Beach; Day: CJ is sitting alone on the log she once shared with Esau and his newfound game of Senet, when Jacob joins her. "Do you think he'll come back?" CJ shakes her head as she fights her tears. "No." Jacob stares out at the ocean. "He said you killed our mother." He turns to the only mother he's ever known. "Is that true?" CJ considers this truthful boy before her. "Yes. If I had let her live, she would have taken you back to her people, and those people are bad, Jacob -- very bad. I couldn't let you become one of them. I needed you to stay good." The boy turns back to her. "Am I good, Mother?" CJ: "Yes, of course you are." Jacob: "Then why do you love him more than me?" CJ is visibly moved by this, but although she utters an oath sworn in truth by mothers since time immemorial, it's hard to believe her. "I love you -- in different ways." She sweeps a finger across his cheek and up to his earlobe. "Will you stay with me, Jacob? Please?" Jacob: "Yes." CJ laughs with relief and rests her head on her boy's shoulder. Jacob covers her hand with his. "For a while." Commercial.
Rape Caves; 43 A.D.: Adult Jacob (Mark Pellegrino) looks up from the tapestry he's working on to ask CJ: "What do you think?" She's half-heartedly grinding herbs.
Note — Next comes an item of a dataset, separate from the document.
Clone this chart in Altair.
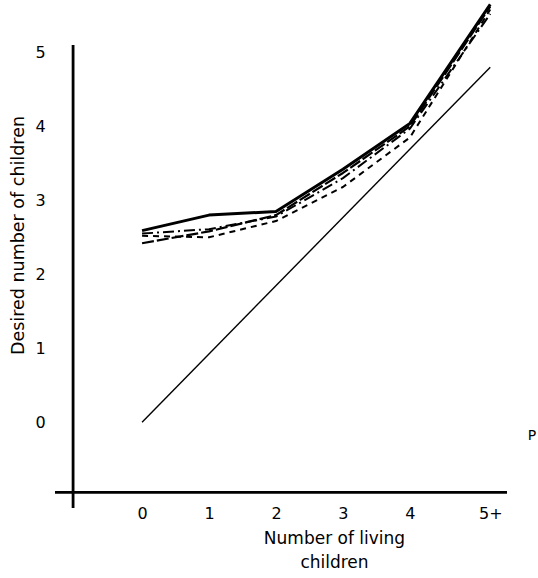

Her voice is as soft and weak as her movements. "It's very nice, Jacob." Jacob: "Are you all right?" She looks away from him. "I'm just tired." We cut to...
Camp Nameless: Adult Esau (Titus Welliver) is working with the Others, lowering a rope down a well, when he senses someone watching him. He turns to find Jacob, standing off at a distance. We cut to them playing Senet under a makeshift canopy reminiscent of our Losties' beach camp shelters. When Jacob makes his move, Esau says, "Does she know you visit me?" Jacob: "She never asks about you." Mom likes me best! A child in a man's body (and a nice one at that), Esau bleats, "Then, I'm sorry I asked about her." Nyah. He takes his turn at the game, and returns Jacob's smile. "Why do you watch us, Jacob?" Jacob takes the short bus, so his response is halting: "Mmm... I watch because... I want to know if Mother's right." Esau understands. "Oh, you mean my people?" I love it when phrasing is significant like that. "You wanna know if they're bad. That woman may be insane, but she's most definitely right about that." Jacob: "I don't know. They don't seem so bad to me." Esau: "That's easy for you to say -- looking down on us from above. Trust me, I've lived among them for 30 years. They're greedy, manipulative, untrustworthy, and selfish." Man, this is so God and Satan in the Book of Job, isn't it? Except not.